Storage Costs: The very feature that makes Kafka powerful—its ability to retain data for a configurable period—can lead to rising storage costs if not managed carefully. Organizations must implement strict retention policies to prevent unbounded growth of disk usage.
Setup Complexity: Unlike simpler messaging systems, Kafka requires considerable technical expertise to install, configure, and manage effectively. Orchestrating a cluster that spans multiple nodes and handles partition replication requires a deep understanding of distributed systems.
Processing Limitations: Kafka itself is primarily a storage and transport mechanism. While it has tools like Kafka Streams, the core Kafka engine does not provide built-in complex data transformation or heavy-duty analytical processing; this requires integration with external processing frameworks.

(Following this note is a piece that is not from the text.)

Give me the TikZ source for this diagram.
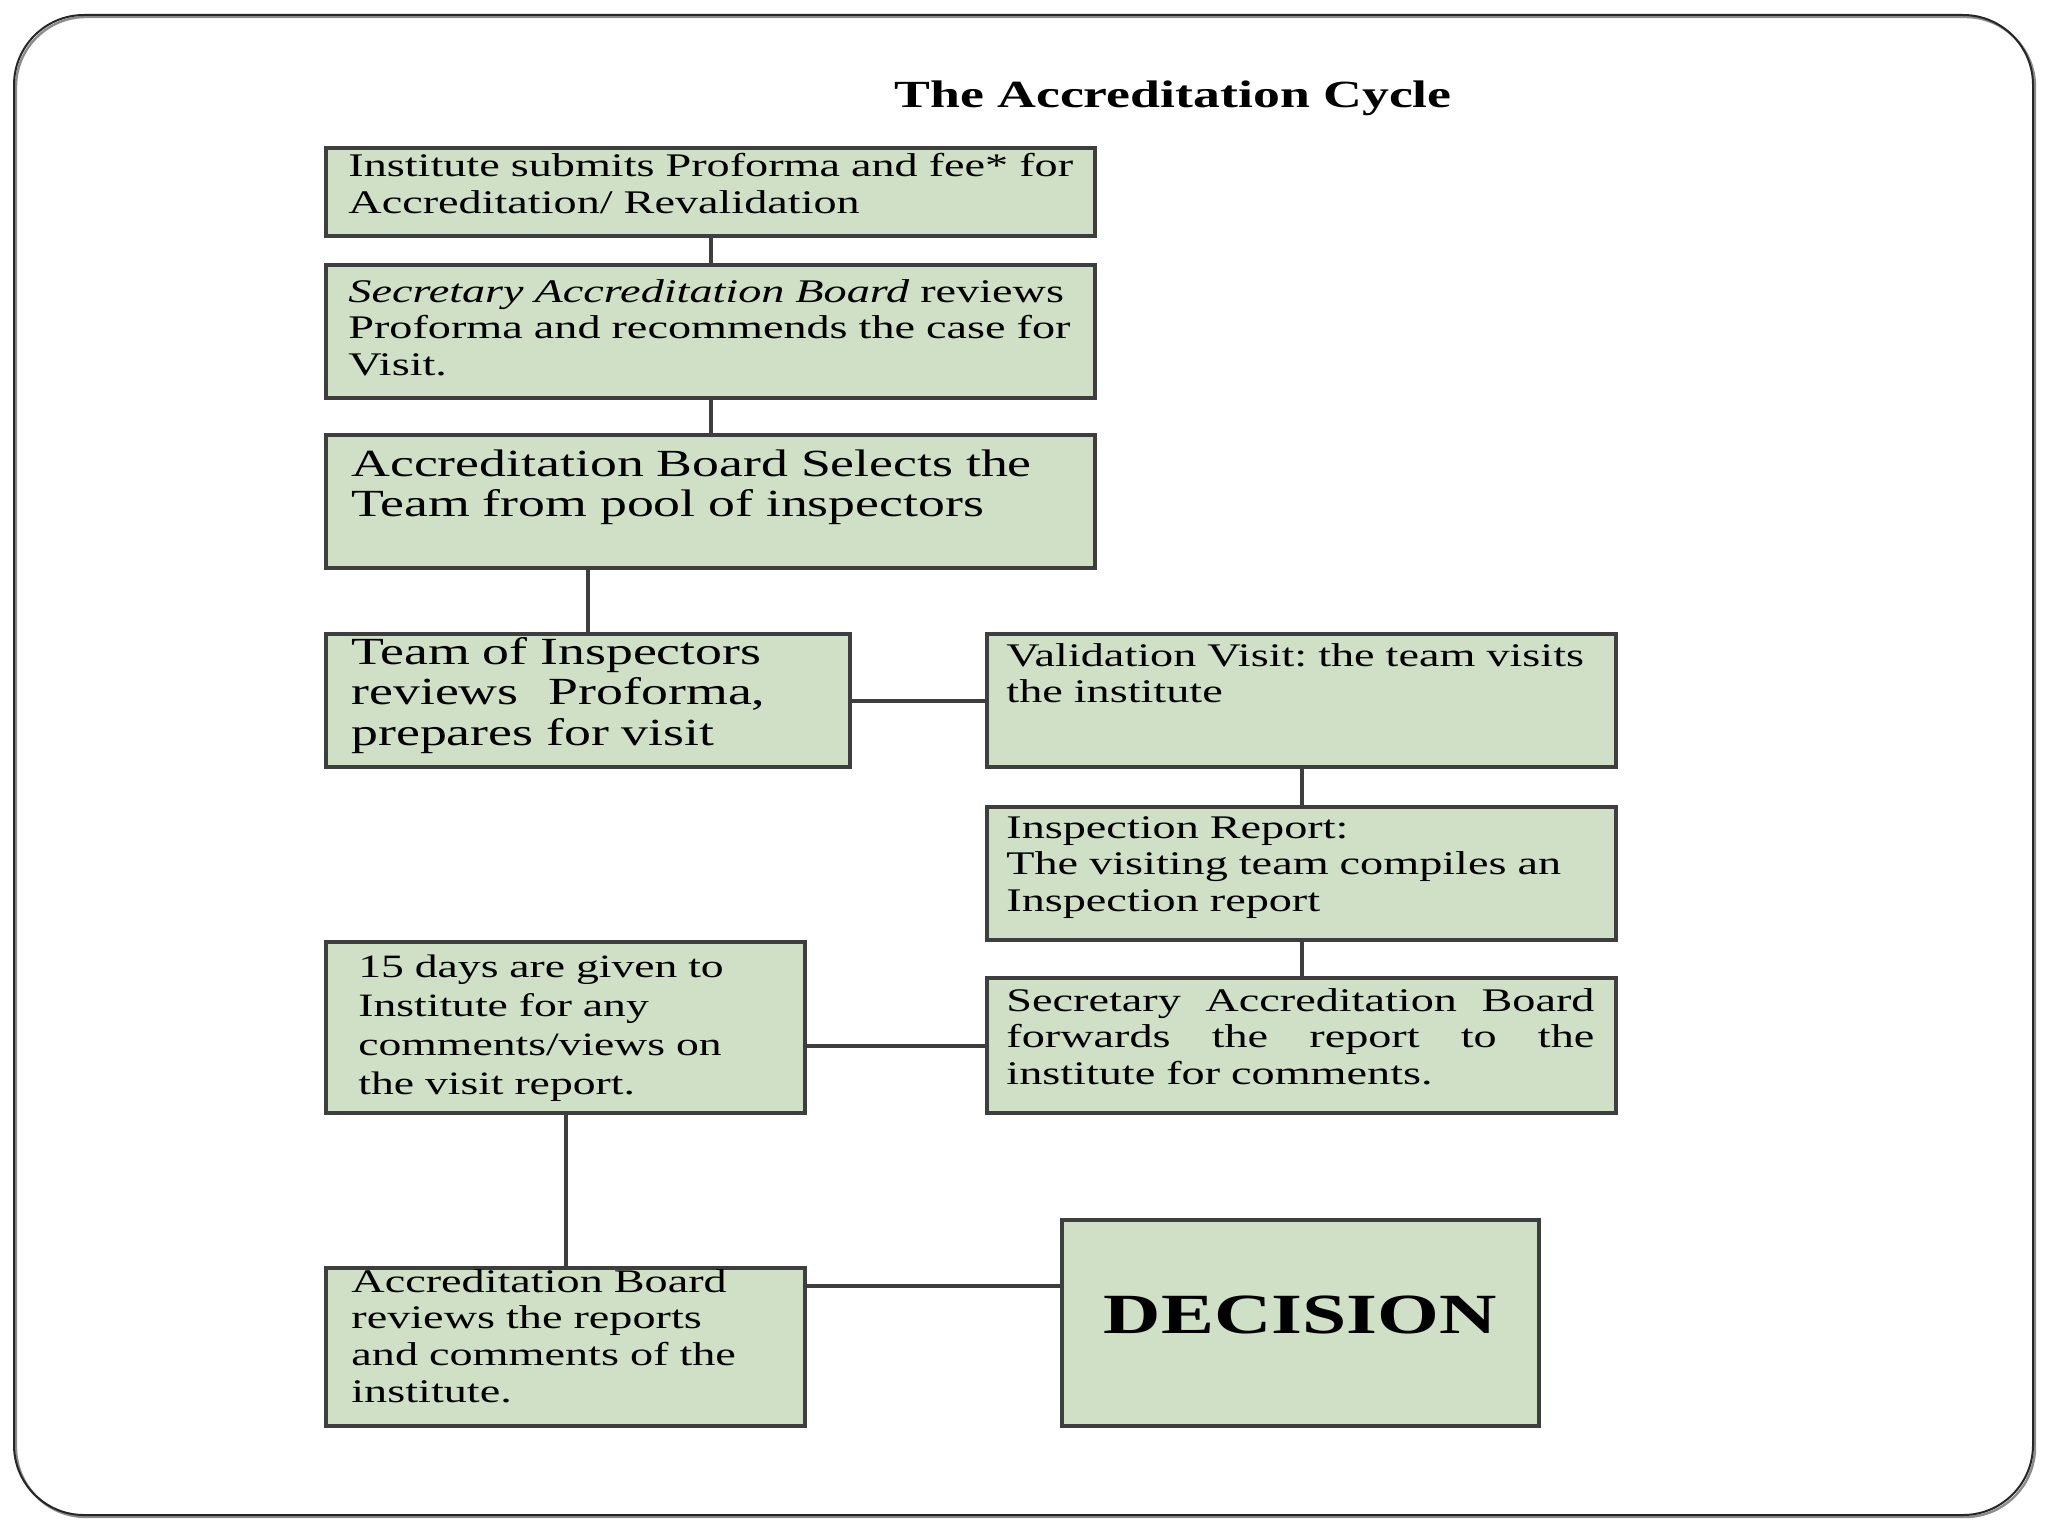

Message Ordering Constraints: As previously noted, the guarantee of message order is confined to the partition level. Attempting to rely on global ordering across an entire topic with multiple partitions will lead to logical errors in the consuming applications. Furthermore, Kafka is optimized for large, continuous data streams; attempting to use it for a high volume of very small, sporadic tasks may result in unnecessary architectural overhead compared to simpler tools.
Conclusion
Apache Kafka represents a fundamental shift in how digital enterprises approach data movement and processing. By moving away from the "store-then-process" model of traditional databases and embracing the "process-while-moving" paradigm of real-time streaming, Kafka has enabled a new generation of responsive, event-driven applications. Its architecture—rooted in distributed brokers, partitioned logs, and a publish-subscribe model—provides the scalability required to meet the demands of modern big data. However, the power of Kafka comes with the responsibility of managing its complexity, resource consumption, and the specific constraints of its partitioning logic. For organizations capable of mastering these complexities, Kafka offers an unparalleled foundation for building the real-time, data-driven ecosystems of the future.